Charles Taylor derides Atheist Bus ads
Charles Taylor has something to say about the bus ad campaign currently being conducted by Canadian atheists.
He isn't impressed by them.
In Britain's Philosophy Now magazine, Taylor weighed in on the Richard Dawkins-promoted campaign, describing them as "hilariously funny" (certainly about as monotonous a statement as has ever been uttered).
"Putting things on buses, as though that's going to make people somehow change their view about God, the universe, the meaning of life and so on," Taylor chuckled. "A bus slogan! It's not likely to trigger something very fundamental in anybody."
Taylor is only the most recent -- and certainly one of the more prominent -- thinkers to recognize the common vestiges of religion in modern atheism.
"This new phenomena is puzzling — atheists that want to spread the 'gospel,' and are sometimes very angry," Taylor mused.
"I think it may be rather like the response of certain bishops to Darwin in the 19th century," he continued. "The bishops had a sense that the world was going in a certain direction — more and more conversion, and so on — and then they find they're suddenly upset in their expectation and they get very rattled and very angry."
"Similarly, we're seeing this now among the secularizing intelligentsia — liberals who felt that the world was going in a certain direction, that it was all going according to plan — and then when it seems not to be, they get rattled. So you get these rather pathetic phenomena."
"I'm kind of flattered that he would comment on our bus campaign — though he's not terribly sympathetic," mused Center for Inquiry Executive Director Justin Trottier. "But I think he misses the point on a number of fronts. The point of the campaign was not a response to rising religiosity, it's an affirmation of the rising number of unbelievers. Unbelievers have never been organized to the extent that they are now -- whether they call themselves atheists or humanists or freethinkers ... The movement for science, reason and secularism has never had these numbers."
Of course, if the campaign were really solely directed at announcing the emergence of increasing numbers of atheists one would think a slogan like "We don't believe in God. Deal with it," would be a much better way of doing this.

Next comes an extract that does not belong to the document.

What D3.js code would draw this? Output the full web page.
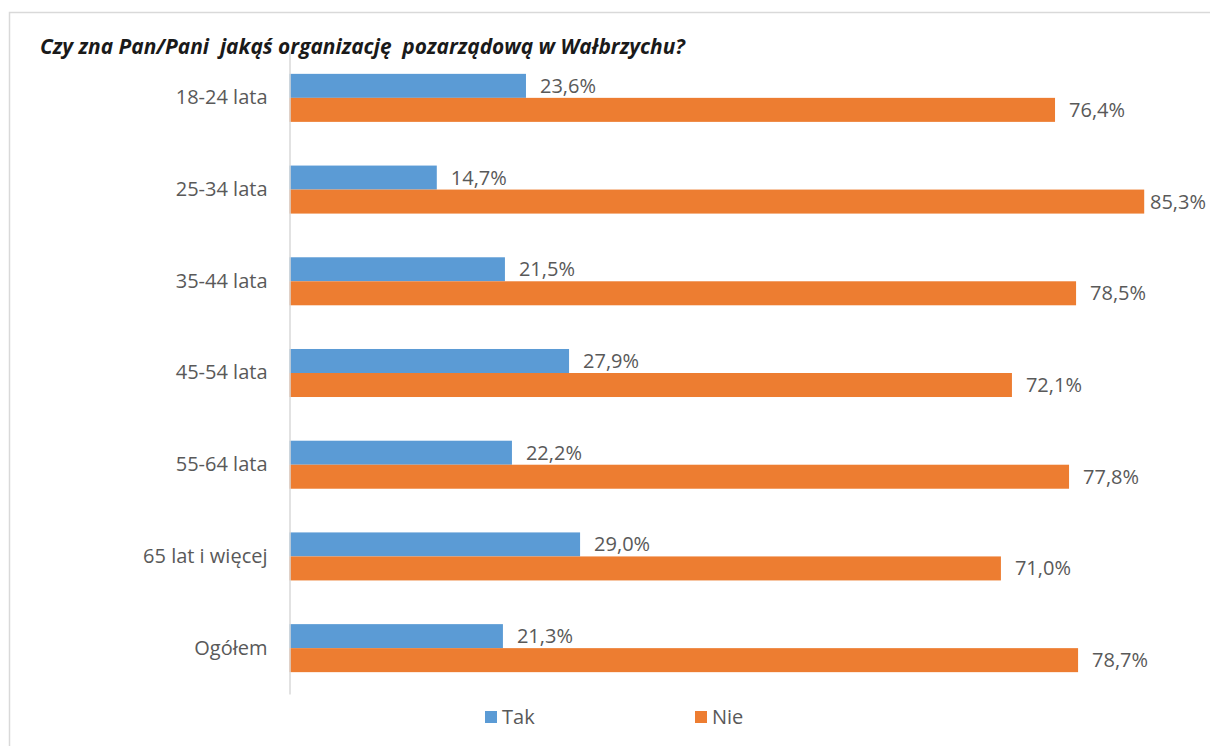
<!DOCTYPE html>
<html>
<head>
<meta charset="utf-8">
<script src="https://cdn.jsdelivr.net/npm/d3@7"></script>
<style>
  html, body { margin: 0; padding: 0; background: #fff; }
  svg { display: block; font-family: "Open Sans", "Noto Sans", sans-serif; }
</style>
</head>
<body>
<svg id="chart" width="1210" height="746"></svg>
<script>
const title = "Czy zna Pan/Pani  jakąś organizację  pozarządową w Wałbrzychu?";
const categories = ["18-24 lata", "25-34 lata", "35-44 lata", "45-54 lata", "55-64 lata", "65 lat i więcej", "Ogółem"];
const seriesNames = ["Tak", "Nie"];
const takValues = [23.6, 14.7, 21.5, 27.9, 22.2, 29.0, 21.3];
const nieValues = [76.4, 85.3, 78.5, 72.1, 77.8, 71.0, 78.7];
const colors = ["#5b9bd5", "#ed7d31"];

const svg = d3.select("#chart");
const W = 1210, H = 746;

// outer frame
svg.append("rect")
  .attr("x", 9.5).attr("y", 12.5)
  .attr("width", W).attr("height", H)
  .attr("fill", "none").attr("stroke", "#d9d9d9").attr("stroke-width", 1.5);

// title
svg.append("text")
  .attr("x", 40).attr("y", 54)
  .attr("font-size", 20.9).attr("font-weight", "bold").attr("font-style", "italic")
  .attr("fill", "#1a1a1a")
  .style("white-space", "pre")
  .text(title);

const x = d3.scaleLinear().domain([0, 90]).range([289.5, 1191.3]);
const y = d3.scaleBand().domain(categories).range([52, 694]).paddingInner(0).paddingOuter(0);
const ySub = d3.scaleBand().domain(seriesNames).range([0, y.bandwidth()]).paddingInner(0).paddingOuter(0.91);

const rows = categories.map((c, i) => ({ cat: c, vals: [takValues[i], nieValues[i]] }));

const g = svg.append("g");
const groups = g.selectAll("g.cat").data(rows).join("g")
  .attr("class", "cat")
  .attr("transform", d => `translate(0,${y(d.cat)})`);

groups.selectAll("rect").data(d => d.vals.map((v, j) => ({ s: seriesNames[j], v, j })))
  .join("rect")
  .attr("x", x(0))
  .attr("y", d => ySub(d.s))
  .attr("width", d => x(d.v) - x(0))
  .attr("height", ySub.bandwidth())
  .attr("fill", d => colors[d.j]);

const fmt = v => d3.format(".1f")(v).replace(".", ",") + "%";
groups.selectAll("text.val").data(d => d.vals.map((v, j) => ({ s: seriesNames[j], v, j })))
  .join("text")
  .attr("class", "val")
  .attr("x", d => x(d.v) + 14)
  .attr("y", d => ySub(d.s) + ySub.bandwidth() / 2)
  .attr("dy", "0.35em")
  .attr("font-size", 20)
  .attr("fill", "#595959")
  .text(d => fmt(d.v))
  .each(function() {
    const t = d3.select(this);
    const w = this.getComputedTextLength();
    const x0 = +t.attr("x");
    if (x0 + w > W - 4) t.attr("x", W - 4 - w);
  });

// category axis
const yAxis = d3.axisLeft(y).tickSize(0).tickPadding(22);
const ax = svg.append("g").attr("transform", `translate(${x(0)},0)`).call(yAxis);
ax.select(".domain").attr("stroke", "#d9d9d9").attr("stroke-width", 1.5);
ax.selectAll(".tick text")
  .attr("font-size", 20)
  .attr("font-family", '"Open Sans", "Noto Sans", sans-serif')
  .attr("fill", "#595959");

// legend
const legend = svg.append("g");
const legX = [485, 695];
seriesNames.forEach((s, j) => {
  legend.append("rect").attr("x", legX[j]).attr("y", 711).attr("width", 12).attr("height", 12).attr("fill", colors[j]);
  legend.append("text").attr("x", legX[j] + 17).attr("y", 724)
    .attr("font-size", 20).attr("fill", "#595959").text(s);
});
</script>
</body>
</html>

As opposed to "There's probably no God, so stop worrying and enjoy your life" -- a message that, as Charles McVety complained (but all too hysterically) clearly intends to attribute a sort of perpetual anxiety to religion that the ads suggested people should reject.
That isn't a mere affirmation of these beliefs, as Trottier insists -- it's a promotion of the beliefs espoused in the ad.
Of course, if Canadian society is prepared to tolerate the ongoing proselytizing from mainstream, theistic religions, there is no reason in the world why fundamentalist atheists shouldn't be allowed to proselytize as well.
One merely wishes they would be honest about it.
Other bloggers writing about this topic:
DeFaithed - "The atheist bus: Menticide on wheels"
Jeff Olson - "Atheist bus ads 'pathetic:' Philosopher"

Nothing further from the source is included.